Sure our favorite deity could have just made a woman out of thin air. We're talking about the guy who made the Andromeda Galaxy (or NGC 224, if you prefer). But treating the gardener like a short rack at Outback Steakhouse was symbolic. That new woman was of that man. They were basically fraternal twins. It's beautiful.

After she's fully assembled (because believe me you don't want to see how the sausage is made), he "presents her" to the gardener and then tells her, "Despite any feelings you may have to the contrary, you have to bang this man right here because not only are you nowhere near any of the other men but his last animal name was 'ardvaark' and we can't keep heading down this path. Fuck your twin brother until he starts naming the animals normal again."

This is not the first sex in the Christian bible. God told the other humans to bone in the last chapter and I doubt they were still considering it by this point. Instead, this is the first ***marriage*** in the Christian bible, because immediately after he tells the two gardeners to get it on, saying "Henceforth, a man will leave his parents' house then jam it into his wife night and day." Now, I'm extrapolating here.
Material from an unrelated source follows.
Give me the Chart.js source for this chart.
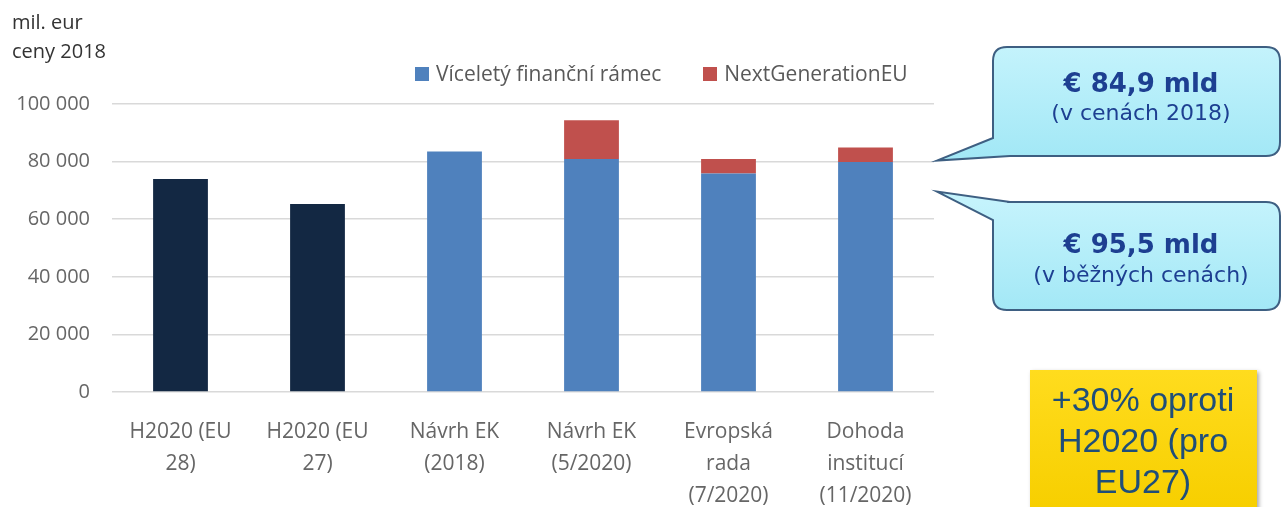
<!DOCTYPE html>
<html>
<head>
<meta charset="utf-8">
<script src="https://cdn.jsdelivr.net/npm/chart.js@4.4.1/dist/chart.umd.min.js"></script>
<style>
  body { margin: 0; background: #fff; }
  #wrap { position: relative; width: 1282px; height: 507px; overflow: hidden; }
  #unit { position: absolute; left: 12px; top: 7px; font: 20px "Open Sans", sans-serif; color: #333; line-height: 29px; }
  #legend { position: absolute; left: 415px; top: 59px; font: 21px "Open Sans", sans-serif; color: #595959; display: flex; gap: 42px; line-height: 28px; }
  #legend span.sw { display: inline-block; width: 14px; height: 14px; margin-right: 7px; vertical-align: 0px; }
</style>
</head>
<body>
<div id="wrap">
  <canvas id="chart" width="1282" height="507"></canvas>
  <div id="unit">mil. eur<br>ceny 2018</div>
  <div id="legend"></div>
</div>
<script>
const categories = [
  ['H2020 (EU', '28)'],
  ['H2020 (EU', '27)'],
  ['Návrh EK', '(2018)'],
  ['Návrh EK', '(5/2020)'],
  ['Evropská', 'rada', '(7/2020)'],
  ['Dohoda', 'institucí', '(11/2020)'],
];
const mffValues = [74000, 65300, 83500, 80900, 75900, 79900];
const ngeuValues = [0, 0, 0, 13500, 5000, 5000];
const seriesNames = ['Víceletý finanční rámec', 'NextGenerationEU'];
const yTicks = [0, 20000, 40000, 60000, 80000, 100000];

const navy = '#132843';
const blue = '#4f81bd';
const red = '#c0504d';

const fmt = v => String(v).replace(/\B(?=(\d{3})+(?!\d))/g, ' ');

// callouts + yellow note drawn after the chart
const notes = {
  id: 'notes',
  afterDraw(chart) {
    const ctx = chart.ctx;
    const y80 = chart.scales.y.getPixelForValue(80000);
    const tipX = chart.chartArea.right + 3;

    const bubble = (top, bottom, tail, lines) => {
      const l = 993, r = 1280, rad = 14;
      ctx.save();
      ctx.beginPath();
      ctx.moveTo(l + rad, top);
      if (tail.side === 'top') {
        ctx.lineTo(tail.a, top);
        ctx.lineTo(tail.x, tail.y);
        ctx.lineTo(l, tail.b);
        ctx.lineTo(l, bottom - rad);
        ctx.quadraticCurveTo(l, bottom, l + rad, bottom);
        ctx.lineTo(r - rad, bottom);
        ctx.quadraticCurveTo(r, bottom, r, bottom - rad);
        ctx.lineTo(r, top + rad);
        ctx.quadraticCurveTo(r, top, r - rad, top);
        ctx.lineTo(tail.a, top);
      } else {
        ctx.lineTo(r - rad, top);
        ctx.quadraticCurveTo(r, top, r, top + rad);
        ctx.lineTo(r, bottom - rad);
        ctx.quadraticCurveTo(r, bottom, r - rad, bottom);
        ctx.lineTo(tail.a, bottom);
        ctx.lineTo(tail.x, tail.y);
        ctx.lineTo(l, tail.b);
        ctx.lineTo(l, top + rad);
        ctx.quadraticCurveTo(l, top, l + rad, top);
      }
      ctx.closePath();
      const g = ctx.createLinearGradient(0, top, 0, bottom);
      g.addColorStop(0, '#c4f3fc');
      g.addColorStop(1, '#a3e8f6');
      ctx.fillStyle = g;
      ctx.fill();
      ctx.lineWidth = 2;
      ctx.strokeStyle = '#3e5f82';
      ctx.stroke();
      ctx.fillStyle = '#1d3f91';
      ctx.textAlign = 'center';
      ctx.textBaseline = 'middle';
      lines.forEach(t => {
        ctx.font = t.font;
        ctx.fillText(t.text, 1141, t.y);
      });
      ctx.restore();
    };

    bubble(47, 156, { side: 'bottom', a: 1010, b: 138, x: tipX, y: y80 - 1 }, [
      { text: '€ 84,9 mld', y: 85, font: 'bold 26px "DejaVu Sans"' },
      { text: '(v cenách 2018)', y: 114, font: '22px "DejaVu Sans"' },
    ]);
    bubble(202, 310, { side: 'top', a: 1010, b: 220, x: tipX, y: y80 + 30 }, [
      { text: '€ 95,5 mld', y: 246, font: 'bold 26px "DejaVu Sans"' },
      { text: '(v běžných cenách)', y: 276, font: '22px "DejaVu Sans"' },
    ]);

    // yellow note
    ctx.save();
    ctx.shadowColor = 'rgba(0,0,0,0.35)';
    ctx.shadowBlur = 4;
    ctx.shadowOffsetX = 2;
    ctx.shadowOffsetY = 2;
    const yg = ctx.createLinearGradient(0, 370, 0, 507);
    yg.addColorStop(0, '#ffdc1e');
    yg.addColorStop(1, '#f7cf00');
    ctx.fillStyle = yg;
    ctx.fillRect(1030, 370, 227, 150);
    ctx.restore();
    ctx.save();
    ctx.fillStyle = '#1f4e79';
    ctx.font = '34px "Liberation Sans"';
    ctx.textAlign = 'center';
    ctx.textBaseline = 'middle';
    ['+30% oproti', 'H2020 (pro', 'EU27)'].forEach((t, i) => ctx.fillText(t, 1143, 402 + i * 41));
    ctx.restore();
  }
};

const chart = new Chart(document.getElementById('chart'), {
  type: 'bar',
  data: {
    labels: categories,
    datasets: [
      {
        label: seriesNames[0],
        data: mffValues,
        backgroundColor: mffValues.map((v, i) => (i < 2 ? navy : blue)),
        legendColor: blue,
      },
      {
        label: seriesNames[1],
        data: ngeuValues,
        backgroundColor: red,
        legendColor: red,
      },
    ],
  },
  options: {
    responsive: false,
    animation: false,
    layout: { padding: { left: 4, right: 348, top: 104, bottom: 0 } },
    datasets: { bar: { categoryPercentage: 1, barPercentage: 0.4 } },
    plugins: { legend: { display: false }, tooltip: { enabled: false } },
    scales: {
      x: {
        stacked: true,
        grid: { display: false },
        border: { display: false },
        ticks: {
          color: '#666',
          font: { family: 'Open Sans', size: 21, lineHeight: 1.52 },
          padding: 16,
          maxRotation: 0,
        },
        afterFit(scale) { scale.height = 115; },
      },
      y: {
        stacked: true,
        min: 0,
        max: 100000,
        afterBuildTicks(scale) { scale.ticks = yTicks.map(v => ({ value: v })); },
        grid: { color: '#d9d9d9', lineWidth: 1.5, drawTicks: false },
        border: { display: false },
        ticks: {
          color: '#666',
          font: { family: 'Open Sans', size: 20 },
          padding: 22,
          callback: v => fmt(v),
        },
        afterFit(scale) { scale.width = 108; },
      },
    },
  },
  plugins: [notes],
});

// html legend from the datasets
document.getElementById('legend').innerHTML = chart.data.datasets
  .map(d => `<div><span class="sw" style="background:${d.legendColor}"></span>${d.label}</div>`)
  .join('');
</script>
</body>
</html>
The word used was "cleave", but if you look up the definition of the word "cleave"--as in "cleave in twain"--you know exactly what he meant and that shit is super sexy.

Chapter 2 wraps up with the nebulous cliffhanger, "And they were naked and not ashamed." I'm not sure why that suddenly matters, why anyone would be ashamed in a world where God said, "Listen, get out there and make a bunch more of yourselves.", where clothes could be found given God hasn't invented "the mall" yet, or how the gardener didn't get his manhood chewed off by the newly-named honey-badger while he was saying "Creature number 42,195. Smells like bee goo and is of ill-temperament.", but perhaps answers will be forthcoming in Chapter 3.